2018 yılında evini kaybediyor, önce arabasında, arabayı satmak zorunda kalınca, sokakta yaşamaya başlıyor, evsiz, barksız.
Geçen yıl bazı Amerikan gazetelerinin bu durumdan haberi oluyor, onu buluyorlar, röportaj yapmak istiyorlar. Kesik kesik yanıtlar veriyor ve asıl:
"Madem sokakta yaşıyorsunuz, Olimpiyat ve Dünya Şampiyonalarında kazandığınız madalyalarınız nerede?.."

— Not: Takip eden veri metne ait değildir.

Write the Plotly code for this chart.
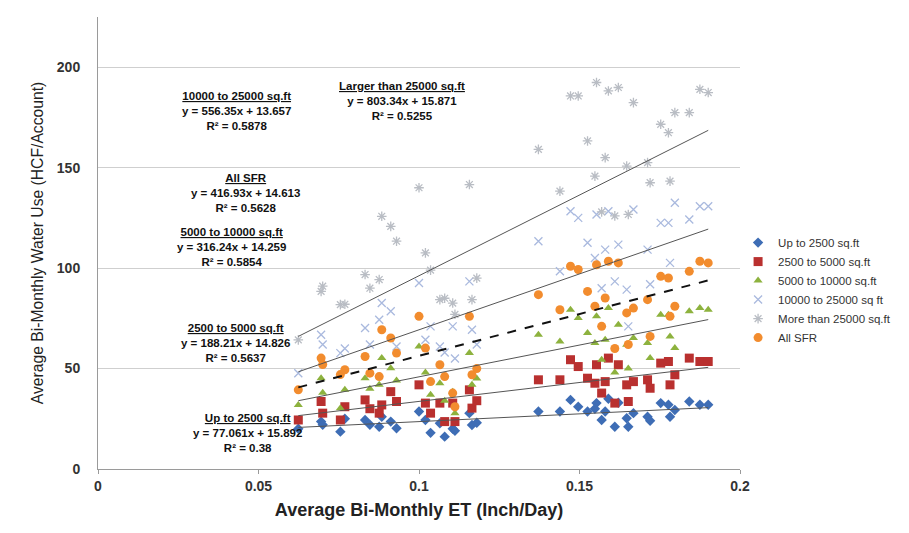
import plotly.graph_objects as go
import numpy as np

# Shared ET values (Inch/Day) per bi-monthly period
et = [0.0624, 0.0695, 0.0700, 0.0755, 0.0769, 0.0832, 0.0847, 0.0876, 0.0884, 0.0912,
      0.0930, 0.1000, 0.1020, 0.1036, 0.1065, 0.1080, 0.1105, 0.1112, 0.1157, 0.1165,
      0.1180,
      0.1372, 0.1439, 0.1472, 0.1496, 0.1525, 0.1548, 0.1553, 0.1569, 0.1580, 0.1590,
      0.1610, 0.1621, 0.1647, 0.1652, 0.1668, 0.1712, 0.1720, 0.1753, 0.1777, 0.1782,
      0.1797, 0.1842, 0.1875, 0.1901]

up_to_2500 = [20, 23.6, 22, 18.6, 25, 24.4, 22, 21, 26, 23.6,
              20.3, 28.6, 24.4, 18, 22.8, 16.1, 20, 19, 27.8, 21.9,
              23,
              28.6, 28.6, 34.4, 31, 28.6, 30, 32.8, 24.4, 28.6, 35,
              21, 33, 25.3, 21, 27.8, 26, 24, 32.8, 32, 26,
              29.4, 33.6, 32, 32]
s2500_5000 = [24.4, 33.6, 27.8, 24.4, 31, 34.4, 30, 27.8, 31.9, 38.5,
              33.6, 41.9, 32.8, 27.8, 32.8, 23.6, 32.8, 23.6, 39.4, 30.3,
              34,
              44.4, 44.4, 54.4, 51, 45.2, 42.7, 51.9, 37.8, 43.5, 55.2,
              32.8, 51.9, 41.9, 33.6, 43.5, 44.4, 40.2, 52.7, 53.5, 41.9,
              46.9, 55.2, 53.5, 53.5]
s5000_10000 = [31.9, 45.2, 38, 30.3, 39.4, 45.2, 40, 41.9, 55.2, 50.2,
               44, 61, 48, 36.9, 42.7, 34, 38.5, 27.8, 57.7, 41.9,
               45,
               66.8, 63.5, 79.3, 75.2, 67.7, 62.7, 76, 54.4, 64.3, 80.1,
               48, 71.8, 61.8, 50, 65.2, 62.7, 55.2, 76.8, 76.8, 66,
               60.2, 78.5, 80.1, 79.3]
s10000_25000 = [47.7, 66.8, 62, 57.7, 60, 70.2, 62, 74.3, 82.6, 78.5,
                61, 92.6, 64.3, 71, 61, 58, 71, 55, 93.4, 69.3,
                62,
                113.4, 98.4, 128.3, 125, 112.6, 105, 126.7, 90, 109.2, 128.3,
                93.4, 111.7, 89.3, 71, 129.2, 109.2, 92, 122.5, 122.5, 102.6,
                132.5, 124.2, 130.8, 130.8]
more_25000 = [64.3, 88.4, 91, 81.8, 82, 96.8, 90, 94.3, 125.8, 120.8,
              113.4, 140, 107.6, 99, 84.3, 85, 82.6, 77, 141.6, 84.3,
              95,
              159.1, 138.3, 185.7, 185.7, 163.3, 145.8, 192.4, 128, 155, 188.2,
              126, 189.9, 150.8, 126.7, 182.4, 152.5, 142.5, 171.6, 167.4, 143.3,
              177.4, 177.4, 189, 187.4]
all_sfr = [39.4, 55.2, 52, 47, 49.4, 56, 47.7, 46, 69.3, 65.2,
           57.7, 76, 60.2, 43.5, 51.9, 46, 37.8, 31, 76, 46.9,
           50,
           86.8, 79.3, 100.9, 99.3, 88.4, 81, 101.7, 71, 85.1, 103.4,
           60, 102.6, 77.7, 62, 80.1, 84.3, 66, 95.9, 95.1, 76,
           81, 98.4, 103.4, 102.6]

series_names = ["Up to 2500 sq.ft", "2500 to 5000 sq.ft", "5000 to 10000 sq.ft",
                "10000 to 25000 sq ft", "More than 25000 sq.ft", "All SFR"]
series_values = [up_to_2500, s2500_5000, s5000_10000, s10000_25000, more_25000, all_sfr]

# Linear trendline coefficients (slope, intercept, R²) as printed on the chart
trend_titles = ["Up to 2500 sq.ft", "2500 to 5000 sq.ft", "5000 to 10000 sq.ft",
                "10000 to 25000 sq.ft", "Larger than 25000 sq.ft", "All SFR"]
slopes = [77.061, 188.21, 316.24, 556.35, 803.34, 416.93]
intercepts = [15.892, 14.826, 14.259, 13.657, 15.871, 14.613]
r2 = ["0.38", "0.5637", "0.5854", "0.5878", "0.5255", "0.5628"]

x_ticks = [0, 0.05, 0.1, 0.15, 0.2]
x_tick_labels = ["0", "0.05", "0.1", "0.15", "0.2"]
y_ticks = [0, 50, 100, 150, 200]

colors = ["#3E6DB5", "#B9302F", "#8DB23E", "#A9B9DE", "#B9BDC4", "#F28C2E"]
symbols = ["diamond", "square", "triangle-up", "x-thin-open", "asterisk-open", "circle"]
sizes = [8, 9, 8, 8, 8, 9]

FONT = "Liberation Sans, Arial, sans-serif"

fig = go.Figure()

for name, vals, c, s, sz in zip(series_names, series_values, colors, symbols, sizes):
    if s.endswith("open"):
        marker = dict(symbol=s, size=sz, color=c, line=dict(color=c, width=1.3))
    else:
        marker = dict(symbol=s, size=sz, color=c, line=dict(width=0))
    fig.add_trace(go.Scatter(x=et, y=vals, mode="markers", name=name, marker=marker))

xline = np.array([min(et), max(et)])
for i, (m, b) in enumerate(zip(slopes, intercepts)):
    dashed = (i == 5)
    fig.add_trace(go.Scatter(
        x=xline, y=m * xline + b, mode="lines", showlegend=False, hoverinfo="skip",
        line=dict(color="#111111" if dashed else "#555555",
                  width=2 if dashed else 1,
                  dash="dash" if dashed else "solid")))

# annotation anchor positions (data coords, top-centre)
ann_x = [0.0467, 0.0427, 0.0417, 0.0430, 0.0947, 0.0458]
ann_y = [29.5, 74, 122, 189.5, 194.5, 149]
for t, m, b, r, ax, ay in zip(trend_titles, slopes, intercepts, r2, ann_x, ann_y):
    txt = f"<b><u>{t}</u></b><br><b>y = {m}x + {b}</b><br><b>R² = {r}</b>"
    fig.add_annotation(x=ax, y=ay, xref="x", yref="y", text=txt, showarrow=False,
                       xanchor="center", yanchor="top", align="center",
                       font=dict(family=FONT, size=11.5, color="#111111"))

# page body has an 8px margin: figure is sized/offset to compensate
fig.update_layout(
    width=901, height=525,
    margin=dict(l=90, r=169, t=9, b=64, autoexpand=False),
    paper_bgcolor="white", plot_bgcolor="white",
    font=dict(family=FONT, color="#333333"),
    legend=dict(x=0.997, y=0.533, xanchor="left", yanchor="top",
                font=dict(size=11.5, color="#333333"), tracegroupgap=2,
                itemwidth=30, bgcolor="rgba(0,0,0,0)"),
    xaxis=dict(range=[0, 0.2], tickvals=x_ticks, ticktext=x_tick_labels,
               showgrid=False, zeroline=False, showline=True, linecolor="#9a9a9a",
               ticks="outside", ticklen=4, tickcolor="#9a9a9a",
               tickfont=dict(size=14, color="#333333", family=FONT, weight="bold"),
               title=dict(text="<b>Average Bi-Monthly ET (Inch/Day)</b>",
                          font=dict(size=18, color="#222222", family=FONT), standoff=10)),
    yaxis=dict(range=[0, 225], tickvals=y_ticks, showgrid=True, gridcolor="#cfcfcf",
               zeroline=False, showline=True, linecolor="#9a9a9a",
               ticks="", ticklabelstandoff=14,
               tickfont=dict(size=14, color="#333333", family=FONT, weight="bold"),
               title=dict(text="Average Bi-Monthly Water Use (HCF/Account)",
                          font=dict(size=15.7, color="#222222", family=FONT), standoff=9)),
)

fig.write_html("out.html")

Hüzün verici bir yanıt geliyor:
"Bilmiyorum!.."
Gazeteci üsteliyor:
"Kayıp mı ettiniz?.."
Yanıt değişmiyor:
"Bilmiyorum!.."
Gazeteci bırakmıyor:
"Sattınız mı?.."
Aynı sözcük:
"Bilmiyorum!.." Dramatik bir düşüş!..
O dramın son perdesi 6 Ocak günü Kongre saldırısında yaşanıyor.
Trump Başkan seçildikten sonra, Keller onu destekleyen tweetler atıyor.
Seçimi kaybedince, o da, "oylarımız çalındı" teranesi ve kavgası içinde yer alıyor. Yapacak bir şeyi yok, kendine yeni bir yer edinme çabasında.
"Saldırıya katılan oradaki on beş bin kişi gibi!.."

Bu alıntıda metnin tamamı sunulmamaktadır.